A block of data
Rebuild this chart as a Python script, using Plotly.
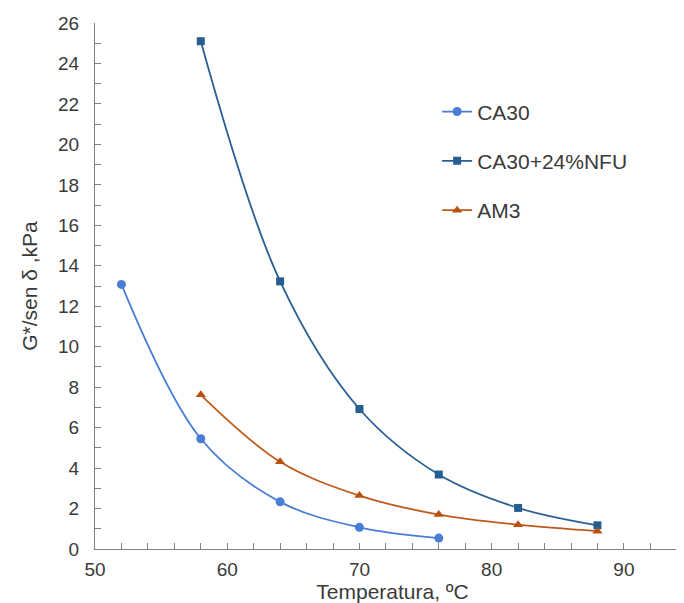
import plotly.graph_objects as go

temps_ca30 = [52, 58, 64, 70, 76]
ca30 = [13.08, 5.45, 2.33, 1.07, 0.54]

temps_nfu = [58, 64, 70, 76, 82, 88]
ca30_nfu = [25.1, 13.23, 6.92, 3.68, 2.03, 1.17]

temps_am3 = [58, 64, 70, 76, 82, 88]
am3 = [7.62, 4.31, 2.64, 1.70, 1.20, 0.88]

x_ticks = [50, 60, 70, 80, 90]
y_ticks = list(range(0, 27, 2))

font_family = "Arial, Liberation Sans, sans-serif"
text_color = "#3a3a3a"

fig = go.Figure()
fig.add_trace(go.Scatter(
    x=temps_ca30, y=ca30, name="CA30", mode="lines+markers",
    line=dict(color="#4A7DD6", width=1.8, shape="spline", smoothing=1),
    marker=dict(symbol="circle", size=9, color="#4A7DD6"),
    legendgroup="a"))
fig.add_trace(go.Scatter(
    x=temps_nfu, y=ca30_nfu, name="CA30+24%NFU", mode="lines+markers",
    line=dict(color="#2A5F94", width=1.8, shape="spline", smoothing=1),
    marker=dict(symbol="square", size=8, color="#255E91"),
    legendgroup="b"))
fig.add_trace(go.Scatter(
    x=temps_am3, y=am3, name="AM3", mode="lines+markers",
    line=dict(color="#C05A1C", width=1.8, shape="spline", smoothing=1),
    marker=dict(symbol="triangle-up", size=9, color="#B9520F"),
    legendgroup="c"))

axis_common = dict(
    showline=True, linecolor="#7f7f7f", linewidth=1.3,
    showgrid=False, zeroline=False, automargin=False,
    ticks="inside", ticklen=6, tickcolor="#7f7f7f", tickwidth=1.3,
    tickfont=dict(family=font_family, size=19, color=text_color),
)

fig.update_xaxes(
    range=[50, 95], tickmode="array", tickvals=x_ticks,
    ticktext=[str(v) for v in x_ticks],
    minor=dict(dtick=2, tick0=50, ticks="inside", ticklen=6,
               tickcolor="#7f7f7f", tickwidth=1.3),
    title=dict(text="Temperatura, ºC", standoff=3,
               font=dict(family=font_family, size=21, color=text_color)),
    ticklabelstandoff=3,
    **axis_common)
fig.update_yaxes(
    range=[0, 26], tickmode="array", tickvals=y_ticks,
    ticktext=[str(v) for v in y_ticks],
    minor=dict(dtick=1, tick0=0, ticks="inside", ticklen=6,
               tickcolor="#7f7f7f", tickwidth=1.3),
    title=dict(text="G*/sen δ ,kPa", standoff=14,
               font=dict(family=font_family, size=21, color=text_color)),
    ticklabelstandoff=11,
    **axis_common)

fig.update_layout(
    width=684, height=603,
    margin=dict(l=87, r=2, t=15, b=62),
    plot_bgcolor="white", paper_bgcolor="white",
    font=dict(family=font_family, color=text_color),
    legend=dict(x=0.575, y=0.87, xanchor="left", yanchor="top",
                font=dict(family=font_family, size=21, color=text_color),
                tracegroupgap=19, bgcolor="rgba(0,0,0,0)",
                itemwidth=30),
)

fig.write_html("out.html")
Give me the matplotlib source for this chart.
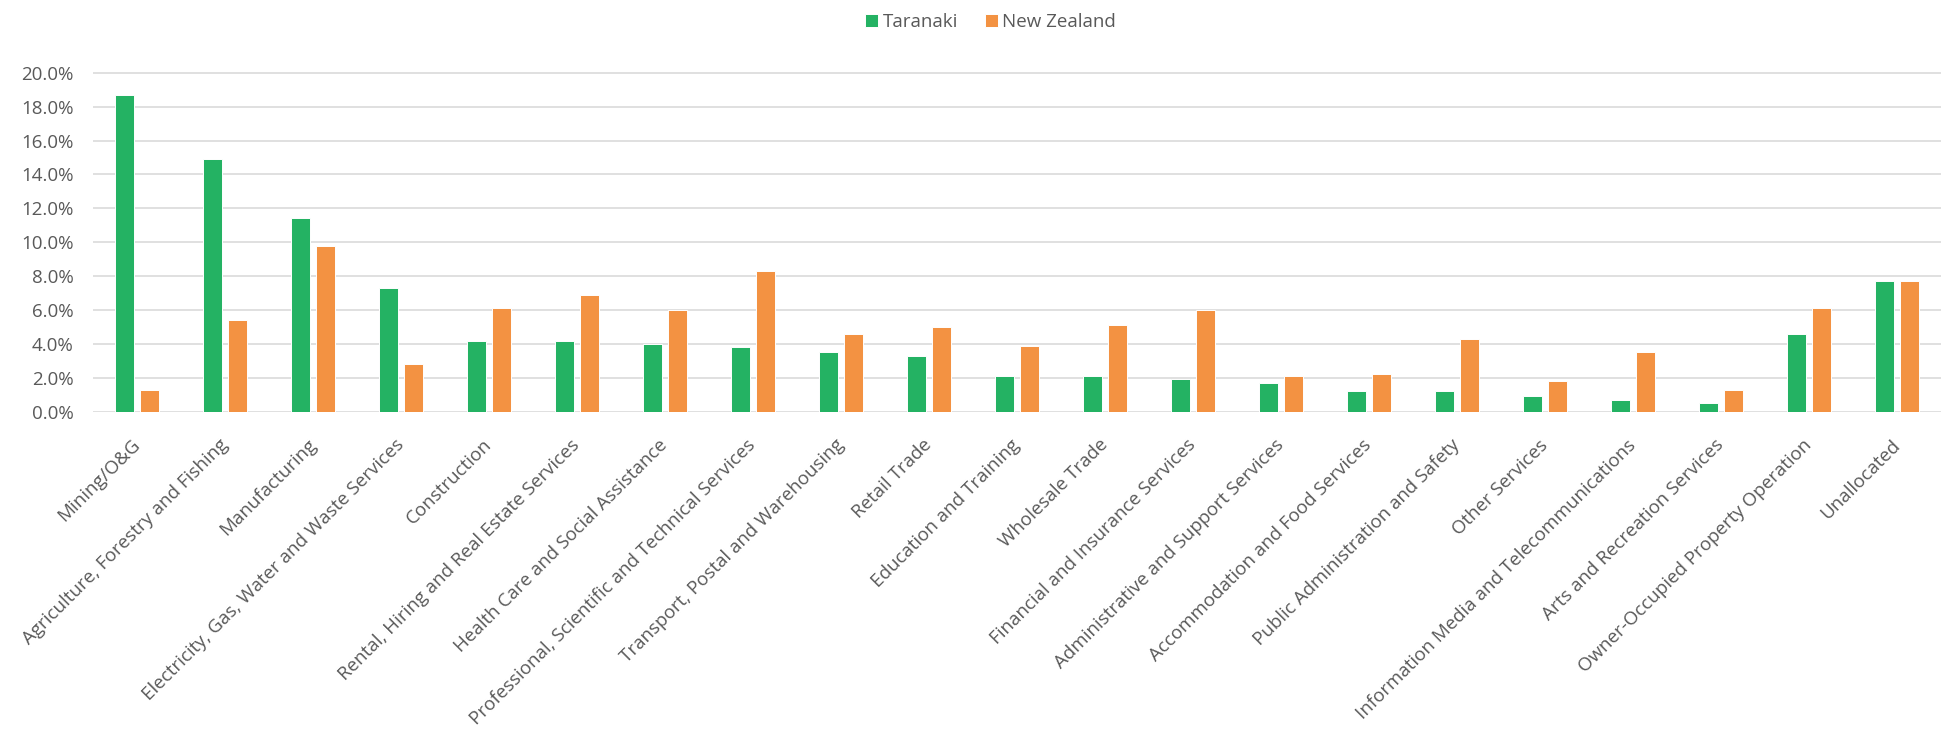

● **SET EXERCISE**: Write out every line of the data that holds the word "this".

● **EXERCISE OUTPUT**:
Rebuild this chart as a Python script, using Plotly.
Give me the matplotlib source for this chart.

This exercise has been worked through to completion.